Make The Realization The Turning Point
The realization is the payoff. This is when your character reaches a point where they resolve a dilemma and see things from a new perspective. At this point, your story instills a new rule for the subconscious.
A strong realization has three qualities. It feels earned, it’s simple, and it changes behavior. Earned means it comes after effort or insight. Simple means it can be stated in a brief sentence. Behavior-linked means the character does something differently right after.
Perhaps you have a client who fears being judged. The character you use realizes that attention does not equal danger, and they can stay present long enough to choose their response. That line can serve as your bridge to a direct suggestion because it aligns with what the client wants.

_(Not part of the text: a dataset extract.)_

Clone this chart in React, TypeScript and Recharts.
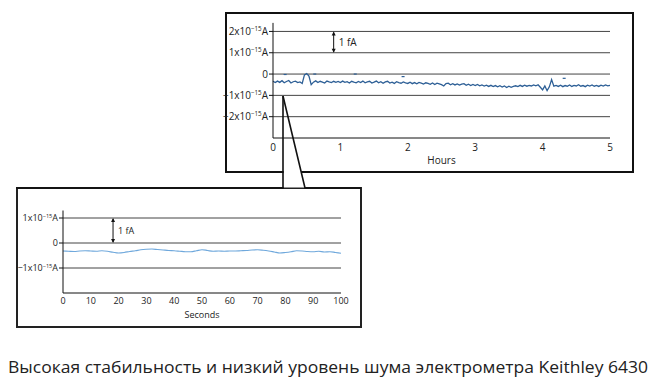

Weave Stories Into A Session Without Derailing The Structure
You can place storytelling in several spots in your framework. You can craft a short story during the pre-talk to help build expectancy and soften fear. Alternatively, you can use a story after induction as a deepener to stabilize trance.
To keep the story effective, stay client-centered. Match the story length to the client’s attention span. Keep your tone steady. Leave pauses so the client can form mental imagery. If you feel the story losing energy, shorten it and move to the realization. You control pacing.
To stay organized, outline stories with a simple structure before each session. You can do it in a few lines and still sound spontaneous when you deliver it. Remember that you’re not memorizing a script. You’re preparing a path.
Run Three Quick Checks To Improve Your Stories
Before you deliver a story in a hypnosis session, ask yourself these three questions:
- Does your client recognize themselves in the character’s emotional reality?
- Does the story move through a challenge that mirrors the client’s usual sticking point?
- Does the character reach a clear realization that changes what happens next?
If you can answer yes to these, your story is more likely to land.
Watch Sessions Deepen with Hypnotic Storytelling
Hypnotic storytelling gives you a way to guide change that feels human and memorable.
When you build relatable characters, real emotion, credible obstacles, and a clean realization, you create stories that do more than entertain. You create stories that install new options in the subconscious, then make those options easier to access in real life. That’s the difference between a technique and a tool: a session that fades versus one your client carries with them.